-- start of SOURCE MATERIAL --
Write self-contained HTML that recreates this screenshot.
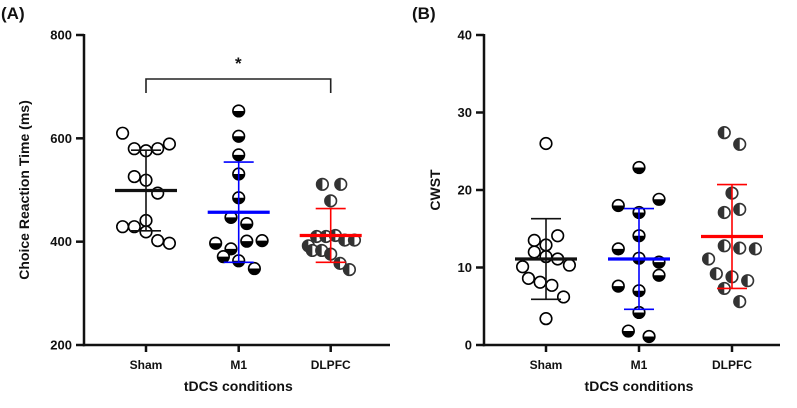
<!DOCTYPE html>
<html><head><meta charset="utf-8"><style>
body{margin:0;background:#fff;}
svg text{font-family:"Liberation Sans",Arial,sans-serif;font-weight:bold;fill:#111;}
</style></head><body>
<svg id="chart" width="797" height="403" viewBox="0 0 797 403" xmlns="http://www.w3.org/2000/svg"></svg>
<script>
const categories = ["Sham","M1","DLPFC"];
// Panel A: Choice reaction time (ms)
const aSham = [610,580,576,580,589,526,519,494,429,429,441,419,402,397];
const aShamJit = [-2,-1,0,1,2,-1,0,1,-2,-1,0,0,1,2];
const aM1 = [653,604,568,531,485,447,435,397,386,401,402,371,363,348];
const aM1Jit = [0,0,0,0,0,-0.66,0.69,-1.97,-0.66,0.69,2,-1.31,0,1.34];
const aDL = [511,511,479,410,410,412,403,403,392,383,383,376,358,346];
const aDLJit = [-0.71,0.86,0,-1.2,-0.4,0.4,1.2,2.03,-1.91,-1.57,-0.77,0,0.8,1.6];
const aMeans = [499,457,412];
const aSD = [78,97,52];
const aTicks = [200,400,600,800];
// Panel B: CWST
const bSham = [26.0,13.5,12.9,14.1,12.0,11.4,11.1,10.1,10.3,8.6,8.1,7.7,6.2,3.4];
const bShamJit = [0,-1,0,1,-1,0,1,-2,2,-1.5,-0.5,0.5,1.5,0];
const bM1 = [22.9,18.8,18.0,17.1,14.1,12.4,11.2,10.7,9.0,7.6,7.0,4.2,1.8,1.1];
const bM1Jit = [0,1.71,-1.77,0,0,-1.77,0,1.71,1.71,-1.77,0,0,-0.91,0.86];
const bDL = [27.4,25.9,19.6,17.1,17.5,12.8,12.5,12.4,11.1,9.2,8.8,8.3,7.3,5.6];
const bDLJit = [-0.66,0.66,0,-0.66,0.66,-0.66,0.66,2,-2,-1.34,0,1.34,-0.66,0.66];
const bMeans = [11.1,11.1,14.0];
const bSD = [5.2,6.5,6.7];
const bTicks = [0,10,20,30,40];

const NS="http://www.w3.org/2000/svg";
const svg=document.getElementById('chart');
function mk(tag,attrs,parent){const e=document.createElementNS(NS,tag);for(const k in attrs)e.setAttribute(k,attrs[k]);(parent||svg).appendChild(e);return e;}
const colors=["#111","#0000ff","#ff0000"];
const R=5.8, STEP=11.7;

function panel(p){
  const g=mk('g',{});
  
  
  const y=v=>p.y0-(v-p.min)/(p.max-p.min)*(p.y0-p.y1);
  const x=i=>p.cx[i];
  // axes
  const ya=mk('line',{x1:p.ax,y1:p.y1-1,x2:p.ax,y2:p.y0+1.2,stroke:'#111','stroke-width':2.5},g);
  
  const xa=mk('line',{x1:p.ax-1.2,y1:p.y0,x2:p.xend,y2:p.y0,stroke:'#111','stroke-width':2.5},g);
  
  p.ticks.forEach(t=>{
    const tl=mk('line',{x1:p.ax-8,y1:y(t),x2:p.ax,y2:y(t),stroke:'#111','stroke-width':2.5},g);
    
    const tx=mk('text',{x:p.ax-12,y:y(t)+4.5,'text-anchor':'end','font-size':13},g);
    tx.textContent=t;
    
  });
  categories.forEach((c,i)=>{
    const tl=mk('line',{x1:x(i),y1:p.y0,x2:x(i),y2:p.y0+7,stroke:'#111','stroke-width':2.5},g);
    
    const tx=mk('text',{x:x(i),y:p.y0+24,'text-anchor':'middle','font-size':12},g);
    tx.textContent=c;
    
  });
  const xt=mk('text',{x:(p.cx[0]+p.cx[2])/2,y:391,'text-anchor':'middle','font-size':14},g);
  xt.textContent='tDCS conditions';
  
  const yt=mk('text',{x:0,y:0,'text-anchor':'middle','font-size':14,transform:`translate(${p.ytx},190) rotate(-90)`},g);
  yt.textContent=p.ytitle;
  
  const pl=mk('text',{x:p.lx,y:19,'font-size':17},g);
  pl.textContent=p.label;
  
  // points
  p.series.forEach((s,i)=>{
    s.vals.forEach((v,j)=>{
      const px=x(i)+s.jit[j]*STEP, py=y(v);
      const pg=mk('g',{},g);
      
      
      mk('circle',{cx:px,cy:py,r:R,fill:'#fff'},pg);
      if(i===1) mk('path',{d:`M${px-R},${py} A${R},${R} 0 0 0 ${px+R},${py} Z`,fill:'#000'},pg);
      if(i===2) mk('path',{d:`M${px},${py-R} A${R},${R} 0 0 0 ${px},${py+R} Z`,fill:'#333'},pg);
      mk('circle',{cx:px,cy:py,r:R,fill:'none',stroke:i===2?'#333':'#000','stroke-width':1.6},pg);
    });
  });
  // mean & sd
  p.means.forEach((m,i)=>{
    const col=colors[i];
    const sd=mk('g',{},g);
    
    
    mk('line',{x1:x(i),y1:y(m+p.sd[i]),x2:x(i),y2:y(m-p.sd[i]),stroke:col,'stroke-width':1.6},sd);
    mk('line',{x1:x(i)-15,y1:y(m+p.sd[i]),x2:x(i)+15,y2:y(m+p.sd[i]),stroke:col,'stroke-width':1.6},sd);
    mk('line',{x1:x(i)-15,y1:y(m-p.sd[i]),x2:x(i)+15,y2:y(m-p.sd[i]),stroke:col,'stroke-width':1.6},sd);
    const ml=mk('line',{x1:x(i)-31,y1:y(m),x2:x(i)+31,y2:y(m),stroke:col,'stroke-width':3.2},g);
    
    
  });
  return {g,x,y};
}

const A=panel({name:'panel-a',label:'(A)',lx:1,ax:84,xend:390,y0:345,y1:35,min:200,max:800,cx:[146,238.7,330.7],
  ticks:aTicks,ytitle:'Choice Reaction Time (ms)',ytx:29,
  series:[{vals:aSham,jit:aShamJit},{vals:aM1,jit:aM1Jit},{vals:aDL,jit:aDLJit}],means:aMeans,sd:aSD});
const br=mk('path',{d:`M${A.x(0)},93 V79 H${A.x(2)} V93`,fill:'none',stroke:'#222','stroke-width':1.6},A.g);

const st=mk('text',{x:(A.x(0)+A.x(2))/2,y:69,'text-anchor':'middle','font-size':17},A.g);
st.textContent='*';


panel({name:'panel-b',label:'(B)',lx:412,ax:484,xend:780,y0:345,y1:35,min:0,max:40,cx:[546,639,732],
  ticks:bTicks,ytitle:'CWST',ytx:440,
  series:[{vals:bSham,jit:bShamJit},{vals:bM1,jit:bM1Jit},{vals:bDL,jit:bDLJit}],means:bMeans,sd:bSD});
</script>
</body></html>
-- end of SOURCE MATERIAL --
SHORT PROBLEM =>
Retype the data above exactly; pictures are not part of the copy.

CORRECT RESPONSE =>
Write self-contained HTML that recreates this screenshot.
<!DOCTYPE html>
<html><head><meta charset="utf-8"><style>
body{margin:0;background:#fff;}
svg text{font-family:"Liberation Sans",Arial,sans-serif;font-weight:bold;fill:#111;}
</style></head><body>
<svg id="chart" width="797" height="403" viewBox="0 0 797 403" xmlns="http://www.w3.org/2000/svg"></svg>
<script>
const categories = ["Sham","M1","DLPFC"];
// Panel A: Choice reaction time (ms)
const aSham = [610,580,576,580,589,526,519,494,429,429,441,419,402,397];
const aShamJit = [-2,-1,0,1,2,-1,0,1,-2,-1,0,0,1,2];
const aM1 = [653,604,568,531,485,447,435,397,386,401,402,371,363,348];
const aM1Jit = [0,0,0,0,0,-0.66,0.69,-1.97,-0.66,0.69,2,-1.31,0,1.34];
const aDL = [511,511,479,410,410,412,403,403,392,383,383,376,358,346];
const aDLJit = [-0.71,0.86,0,-1.2,-0.4,0.4,1.2,2.03,-1.91,-1.57,-0.77,0,0.8,1.6];
const aMeans = [499,457,412];
const aSD = [78,97,52];
const aTicks = [200,400,600,800];
// Panel B: CWST
const bSham = [26.0,13.5,12.9,14.1,12.0,11.4,11.1,10.1,10.3,8.6,8.1,7.7,6.2,3.4];
const bShamJit = [0,-1,0,1,-1,0,1,-2,2,-1.5,-0.5,0.5,1.5,0];
const bM1 = [22.9,18.8,18.0,17.1,14.1,12.4,11.2,10.7,9.0,7.6,7.0,4.2,1.8,1.1];
const bM1Jit = [0,1.71,-1.77,0,0,-1.77,0,1.71,1.71,-1.77,0,0,-0.91,0.86];
const bDL = [27.4,25.9,19.6,17.1,17.5,12.8,12.5,12.4,11.1,9.2,8.8,8.3,7.3,5.6];
const bDLJit = [-0.66,0.66,0,-0.66,0.66,-0.66,0.66,2,-2,-1.34,0,1.34,-0.66,0.66];
const bMeans = [11.1,11.1,14.0];
const bSD = [5.2,6.5,6.7];
const bTicks = [0,10,20,30,40];

const NS="http://www.w3.org/2000/svg";
const svg=document.getElementById('chart');
function mk(tag,attrs,parent){const e=document.createElementNS(NS,tag);for(const k in attrs)e.setAttribute(k,attrs[k]);(parent||svg).appendChild(e);return e;}
const colors=["#111","#0000ff","#ff0000"];
const R=5.8, STEP=11.7;

function panel(p){
  const g=mk('g',{});
  
  
  const y=v=>p.y0-(v-p.min)/(p.max-p.min)*(p.y0-p.y1);
  const x=i=>p.cx[i];
  // axes
  const ya=mk('line',{x1:p.ax,y1:p.y1-1,x2:p.ax,y2:p.y0+1.2,stroke:'#111','stroke-width':2.5},g);
  
  const xa=mk('line',{x1:p.ax-1.2,y1:p.y0,x2:p.xend,y2:p.y0,stroke:'#111','stroke-width':2.5},g);
  
  p.ticks.forEach(t=>{
    const tl=mk('line',{x1:p.ax-8,y1:y(t),x2:p.ax,y2:y(t),stroke:'#111','stroke-width':2.5},g);
    
    const tx=mk('text',{x:p.ax-12,y:y(t)+4.5,'text-anchor':'end','font-size':13},g);
    tx.textContent=t;
    
  });
  categories.forEach((c,i)=>{
    const tl=mk('line',{x1:x(i),y1:p.y0,x2:x(i),y2:p.y0+7,stroke:'#111','stroke-width':2.5},g);
    
    const tx=mk('text',{x:x(i),y:p.y0+24,'text-anchor':'middle','font-size':12},g);
    tx.textContent=c;
    
  });
  const xt=mk('text',{x:(p.cx[0]+p.cx[2])/2,y:391,'text-anchor':'middle','font-size':14},g);
  xt.textContent='tDCS conditions';
  
  const yt=mk('text',{x:0,y:0,'text-anchor':'middle','font-size':14,transform:`translate(${p.ytx},190) rotate(-90)`},g);
  yt.textContent=p.ytitle;
  
  const pl=mk('text',{x:p.lx,y:19,'font-size':17},g);
  pl.textContent=p.label;
  
  // points
  p.series.forEach((s,i)=>{
    s.vals.forEach((v,j)=>{
      const px=x(i)+s.jit[j]*STEP, py=y(v);
      const pg=mk('g',{},g);
      
      
      mk('circle',{cx:px,cy:py,r:R,fill:'#fff'},pg);
      if(i===1) mk('path',{d:`M${px-R},${py} A${R},${R} 0 0 0 ${px+R},${py} Z`,fill:'#000'},pg);
      if(i===2) mk('path',{d:`M${px},${py-R} A${R},${R} 0 0 0 ${px},${py+R} Z`,fill:'#333'},pg);
      mk('circle',{cx:px,cy:py,r:R,fill:'none',stroke:i===2?'#333':'#000','stroke-width':1.6},pg);
    });
  });
  // mean & sd
  p.means.forEach((m,i)=>{
    const col=colors[i];
    const sd=mk('g',{},g);
    
    
    mk('line',{x1:x(i),y1:y(m+p.sd[i]),x2:x(i),y2:y(m-p.sd[i]),stroke:col,'stroke-width':1.6},sd);
    mk('line',{x1:x(i)-15,y1:y(m+p.sd[i]),x2:x(i)+15,y2:y(m+p.sd[i]),stroke:col,'stroke-width':1.6},sd);
    mk('line',{x1:x(i)-15,y1:y(m-p.sd[i]),x2:x(i)+15,y2:y(m-p.sd[i]),stroke:col,'stroke-width':1.6},sd);
    const ml=mk('line',{x1:x(i)-31,y1:y(m),x2:x(i)+31,y2:y(m),stroke:col,'stroke-width':3.2},g);
    
    
  });
  return {g,x,y};
}

const A=panel({name:'panel-a',label:'(A)',lx:1,ax:84,xend:390,y0:345,y1:35,min:200,max:800,cx:[146,238.7,330.7],
  ticks:aTicks,ytitle:'Choice Reaction Time (ms)',ytx:29,
  series:[{vals:aSham,jit:aShamJit},{vals:aM1,jit:aM1Jit},{vals:aDL,jit:aDLJit}],means:aMeans,sd:aSD});
const br=mk('path',{d:`M${A.x(0)},93 V79 H${A.x(2)} V93`,fill:'none',stroke:'#222','stroke-width':1.6},A.g);

const st=mk('text',{x:(A.x(0)+A.x(2))/2,y:69,'text-anchor':'middle','font-size':17},A.g);
st.textContent='*';


panel({name:'panel-b',label:'(B)',lx:412,ax:484,xend:780,y0:345,y1:35,min:0,max:40,cx:[546,639,732],
  ticks:bTicks,ytitle:'CWST',ytx:440,
  series:[{vals:bSham,jit:bShamJit},{vals:bM1,jit:bM1Jit},{vals:bDL,jit:bDLJit}],means:bMeans,sd:bSD});
</script>
</body></html>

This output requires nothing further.